A few weeks ago when you began your obsession with trying to find a pink Hummer on the way to school, I finally had to break the news to you as softly as I could:
“You don’t see a lot of pink Hummers on the road, Jack. You really don’t see a lot of pink cars at all, really.”
Since that day, you have been using my phrase “you don’t see a lot of” to refer to any possibly peculiar or slightly rare vehicles you see as we drive around Nashville.
“A blue dump truck!” You paused for two seconds, then continued, as if recovering from deep thought:
“You don’t see a lot of blue dump trucks.”
This weekend I helped you make the poor man’s version of a Thomas the Train table by connecting all your plastic Take-N-Play tracks and playsets across our coffee table and couch.
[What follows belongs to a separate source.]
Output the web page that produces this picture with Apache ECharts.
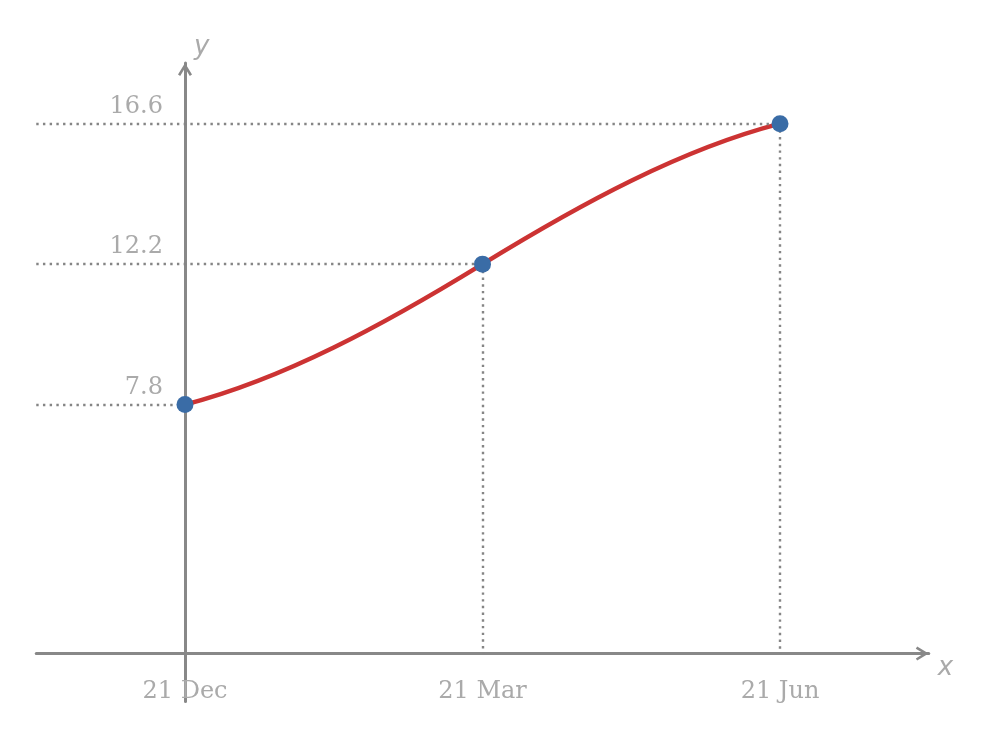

You’ve got this new Hot Wheels van that serves as, I assume, a post-Rapture, pre-Apocalypse survival vehicle.
The entire back of the van is enclosed in what I think is supposed to be bulletproof glass, containing inside a tiny bed, a giant computer, and what appear to be giant tanks of oxygen.
As you considered letting the van cross the bridge from the table to the couch, alongside my Gremlin from the 1980s, you proclaimed, “You don’t see a lot of weird orange vans.”
The reason this story is funny to me is because when you say “you don’t see a lot of” it makes me think of you as a little adult.
That just doesn’t sound like a phrase a nearly 3 year-old goes around saying.
(However, I wouldn’t be surprised to learn that using unusual, adult-sounding phrases is actually pretty typical of kids your age.)
I’ve heard that raising an “only child” is like raising a little adult.